If you feel nervous about meeting your partner’s friends or family, we can’t blame you because it is a huge step in your relationship. You want to make sure you give the best impression to the people important to your partner, but you need to remember that it is a happy occasion, not a test of your person.

Here are ways you can make the meeting a more pleasant experience.

Find a familiar face in the room

Your partner’s best friend is also your best ally in social situations like these, but if that friend is not present, you should look for someone most sympathetic or friendly to you. Maybe not everyone in the room will like you, but some people will make the effort to make you feel welcome.

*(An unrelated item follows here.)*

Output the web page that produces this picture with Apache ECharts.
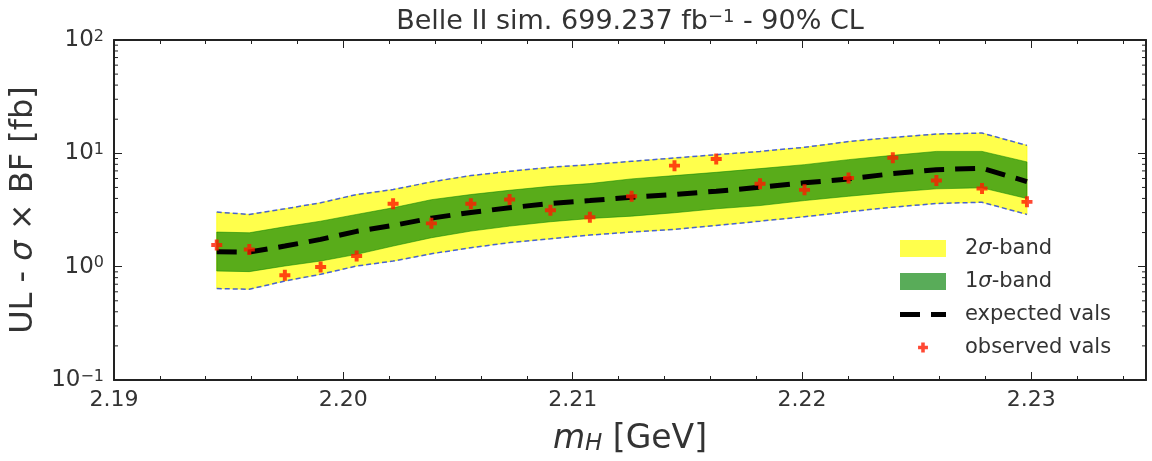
<!DOCTYPE html>
<html><head><meta charset="utf-8">
<script src="https://cdn.jsdelivr.net/npm/echarts@6/dist/echarts.min.js"></script>
<style>html,body{margin:0;padding:0;background:#fff}#c{width:1152px;height:461px}</style>
</head><body><div id="c"></div>
<script>
// ---- data ----
const massX = [2.19448, 2.19590, 2.19745, 2.19901, 2.20058, 2.20217, 2.20384, 2.20556, 2.20725, 2.20903, 2.21075,
               2.21257, 2.21444, 2.21626, 2.21817, 2.22011, 2.22203, 2.22396, 2.22586, 2.22785, 2.22981];
const expectedVals = [1.356, 1.345, 1.52, 1.74, 2.05, 2.31, 2.68, 3.01, 3.31, 3.61, 3.83,
                      4.10, 4.33, 4.63, 5.02, 5.49, 5.95, 6.62, 7.18, 7.40, 5.63];
const up1 = [2.02, 1.99, 2.25, 2.52, 2.89, 3.31, 3.90, 4.33, 4.72, 5.12, 5.41,
             5.95, 6.36, 6.80, 7.33, 7.95, 8.80, 9.60, 10.4, 10.4, 8.40];
const lo1 = [0.915, 0.904, 1.013, 1.121, 1.284, 1.52, 1.80, 2.06, 2.28, 2.49, 2.66,
             2.79, 2.99, 3.24, 3.46, 3.83, 4.18, 4.54, 4.86, 4.96, 3.99];
const up2 = [3.03, 2.89, 3.24, 3.66, 4.33, 4.79, 5.60, 6.36, 6.94, 7.53, 7.95,
             8.50, 9.10, 9.73, 10.4, 11.3, 12.7, 13.8, 14.8, 15.1, 11.75];
const lo2 = [0.641, 0.632, 0.747, 0.856, 1.013, 1.12, 1.30, 1.47, 1.63, 1.76, 1.90,
             2.02, 2.13, 2.31, 2.52, 2.76, 3.05, 3.35, 3.61, 3.70, 2.89];
const observedVals = [1.55, 1.42, 0.839, 0.993, 1.24, 3.59, 2.41, 3.59, 3.91, 3.15, 2.73,
                      4.18, 7.79, 8.92, 5.38, 4.76, 6.07, 9.16, 5.77, 4.89, 3.73];
const legendNames = ['2σ-band', '1σ-band', 'expected vals', 'observed vals'];
const yDecades = [0.1, 1, 10];
const yMinorMultipliers = [2, 3, 4, 5, 6, 7, 8, 9];

const X_MIN = 2.19, X_MAX = 2.235, X_MAJOR = 0.01, X_MINOR = 0.002;
const Y_MIN = 0.1, Y_MAX = 100;

const F = "'DejaVu Sans', sans-serif";
const TXT = '#333';
const AX = '#222';

const yMinorTicks = [];
yDecades.forEach(d => yMinorMultipliers.forEach(m => yMinorTicks.push(d * m)));

const plusPath = 'path://M3.2,0H6.8V3.2H10V6.8H6.8V10H3.2V6.8H0V3.2H3.2Z';
const legendPlus = 'path://M-3.6,-3.6M13.6,13.6M3.2,0H6.8V3.2H10V6.8H6.8V10H3.2V6.8H0V3.2H3.2Z';
const legendDash = 'path://M0,0H20V5H0ZM31,0H46V5H31Z';

function bandSeries(name, lo, hi, fill, stroke, z) {
  return {
    type: 'custom', name: name, z: z, clip: true, silent: true,
    itemStyle: { color: fill },
    data: massX.map((x, i) => [x, lo[i], hi[i]]),
    encode: { x: 0, y: [1, 2] },
    renderItem: function (params, api) {
      if (params.dataIndex !== 0) return null;
      const pts = [];
      for (let i = 0; i < massX.length; i++) pts.push(api.coord([massX[i], hi[i]]));
      for (let i = massX.length - 1; i >= 0; i--) pts.push(api.coord([massX[i], lo[i]]));
      return { type: 'polygon', shape: { points: pts }, style: { fill: fill, stroke: stroke, lineWidth: 1 } };
    }
  };
}

function edgeLine(vals) {
  return {
    type: 'line', z: 2, silent: true, symbol: 'none',
    data: massX.map((x, i) => [x, vals[i]]),
    lineStyle: { color: 'rgba(40,70,235,0.85)', width: 1.5, type: [5, 3] }
  };
}

const tickStyle = { color: AX, width: 1 };
const lineStyle = { color: AX, width: 2 };

const option = {
  animation: false,
  backgroundColor: '#fff',
  grid: { left: 114, right: 6, top: 40, bottom: 80, containLabel: false },
  legend: {
    data: [
      { name: legendNames[0], icon: 'rect' },
      { name: legendNames[1], icon: 'rect' },
      { name: legendNames[2], icon: legendDash },
      { name: legendNames[3], icon: legendPlus }
    ],
    orient: 'vertical', left: 900, top: 238, padding: 0,
    itemWidth: 46, itemHeight: 17, itemGap: 12,
    selectedMode: false,
    formatter: n => n.replace('σ', '{i|σ}'),
    textStyle: { fontSize: 21, color: TXT, fontFamily: F, padding: [0, 0, 0, 14],
      rich: { i: { fontSize: 21, color: TXT, fontFamily: F, fontStyle: 'italic' } } }
  },
  xAxis: [
    { type: 'value', min: X_MIN, max: X_MAX, interval: X_MAJOR, position: 'bottom',
      axisLine: { show: true, lineStyle: lineStyle },
      axisTick: { show: true, inside: true, length: 8, lineStyle: tickStyle },
      axisLabel: { formatter: v => v.toFixed(2), showMaxLabel: false, showMinLabel: true, margin: 9,
                   fontSize: 22, color: TXT, fontFamily: F },
      splitLine: { show: false },
      name: '{i|m}{sub|H} [GeV]', nameLocation: 'middle', nameGap: 43,
      nameTextStyle: { fontSize: 33, color: TXT, fontFamily: F,
        rich: { i: { fontSize: 33, color: TXT, fontFamily: F, fontStyle: 'italic' },
                sub: { fontSize: 23, color: TXT, fontFamily: F, fontStyle: 'italic', verticalAlign: 'bottom' } } } },
    { type: 'value', min: X_MIN, max: X_MAX, interval: X_MINOR, position: 'bottom',
      axisLine: { show: false }, axisTick: { show: true, inside: true, length: 4, lineStyle: tickStyle },
      axisLabel: { show: false }, splitLine: { show: false } },
    { type: 'value', min: X_MIN, max: X_MAX, interval: X_MAJOR, position: 'top',
      axisLine: { show: true, lineStyle: lineStyle },
      axisTick: { show: true, inside: true, length: 8, lineStyle: tickStyle },
      axisLabel: { show: false }, splitLine: { show: false },
      name: 'Belle II sim. 699.237 fb{sup|−1} - 90% CL', nameLocation: 'middle', nameGap: 5,
      nameTextStyle: { fontSize: 27, color: TXT, fontFamily: F,
        rich: { sup: { fontSize: 18, lineHeight: 18, color: TXT, fontFamily: F, verticalAlign: 'top' } } } },
    { type: 'value', min: X_MIN, max: X_MAX, interval: X_MINOR, position: 'top',
      axisLine: { show: false }, axisTick: { show: true, inside: true, length: 4, lineStyle: tickStyle },
      axisLabel: { show: false }, splitLine: { show: false } }
  ],
  yAxis: [
    { type: 'log', logBase: 10, min: Y_MIN, max: Y_MAX, position: 'left',
      axisLine: { show: true, lineStyle: lineStyle },
      axisTick: { show: true, inside: true, length: 8, lineStyle: tickStyle },
      axisLabel: { margin: 10, fontSize: 23, color: TXT, fontFamily: F,
        formatter: v => { const e = Math.round(Math.log10(v)); return '10{sup|' + (e < 0 ? '−' + (-e) : e) + '}'; },
        rich: { sup: { fontSize: 16, color: TXT, fontFamily: F, verticalAlign: 'top' } } },
      splitLine: { show: false },
      name: 'UL - {i|σ} × BF [fb]', nameLocation: 'middle', nameRotate: 90, nameGap: 74,
      nameTextStyle: { fontSize: 32, color: TXT, fontFamily: F,
        rich: { i: { fontSize: 32, color: TXT, fontFamily: F, fontStyle: 'italic' } } } },
    { type: 'log', logBase: 10, min: Y_MIN, max: Y_MAX, position: 'right',
      axisLine: { show: true, lineStyle: lineStyle },
      axisTick: { show: true, inside: true, length: 8, lineStyle: tickStyle },
      axisLabel: { show: false }, splitLine: { show: false } }
  ],
  series: [
    bandSeries(legendNames[0], lo2, up2, 'rgba(255,255,0,0.7)', 'rgba(255,255,0,0.7)', 1),
    edgeLine(up2),
    edgeLine(lo2),
    bandSeries(legendNames[1], lo1, up1, 'rgba(0,128,0,0.65)', 'rgba(0,128,0,0.5)', 3),
    { type: 'line', name: legendNames[2], z: 4, symbol: 'none', silent: true,
      data: massX.map((x, i) => [x, expectedVals[i]]),
      itemStyle: { color: '#000' },
      lineStyle: { color: '#000', width: 5, type: [20, 11] } },
    { type: 'scatter', name: legendNames[3], z: 5, symbol: plusPath, symbolSize: 11, silent: true,
      data: massX.map((x, i) => [x, observedVals[i]]),
      itemStyle: { color: '#ff1a00' } },
    { type: 'custom', z: 6, clip: false, silent: true,
      data: yMinorTicks.map(v => [X_MIN, v]),
      encode: { x: 0, y: 1 },
      renderItem: function (params, api) {
        const v = api.value(1);
        const pl = api.coord([X_MIN, v]);
        const pr = api.coord([X_MAX, v]);
        return { type: 'group', children: [
          { type: 'line', shape: { x1: pl[0], y1: pl[1], x2: pl[0] + 4, y2: pl[1] }, style: { stroke: AX, lineWidth: 1 } },
          { type: 'line', shape: { x1: pr[0], y1: pr[1], x2: pr[0] - 4, y2: pr[1] }, style: { stroke: AX, lineWidth: 1 } }
        ] };
      } }
  ]
};

const chart = echarts.init(document.getElementById('c'), null, { renderer: 'canvas' });
chart.setOption(option);
</script>
</body></html>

Don’t respond to jokes and provocations

There will be a few people in the room who will seem hostile to you and even make jokes about your partner’s exes. It is not the time and place to get angry and respond to challenges. Just laugh it off but ignore provocations; most likely that person will get weird looks anyway and you will appear more levelheaded than them.

Answer positively

When you are asked by family and friends how your partner is treating you, you should always answer positively. Even if you are currently going through tough times, other people have no business sticking their noses in and you have no right to divulge private issues either. Even if your partner’s friends and family know their bad side, you should focus on the positive only.

Don’t drink too much

If there’s booze during the meeting, you should probably limit yourself to a glass or two. You don’t want to give away your secrets and give a bad impression to family members when you’re tipsy. Even if someone does get drunk during the meeting, you and your partner should act like responsible hosts and stay sober. If your head is clear, you can keep up with conversations better and read the mood in the room more effectively.

Don’t talk about serious topics

The first meeting should be light and friendly, not a debate or a time to show off. Avoid discussing controversial topics that require you to take sides. If a person asked you for an opinion on a hot topic, just say that you don’t know much to form an opinion as of now, but you respect everyone’s take on the subject.

If someone asked you about marriage and having kids, politely tell them you are still getting to know your partner and that you will both make that decision together.

Don’t be afraid to ask about your partner. There will be people in the room who will be more than willing to tell stories about your partner. Even if you’ve heard that story before, you should still look excited and appreciative.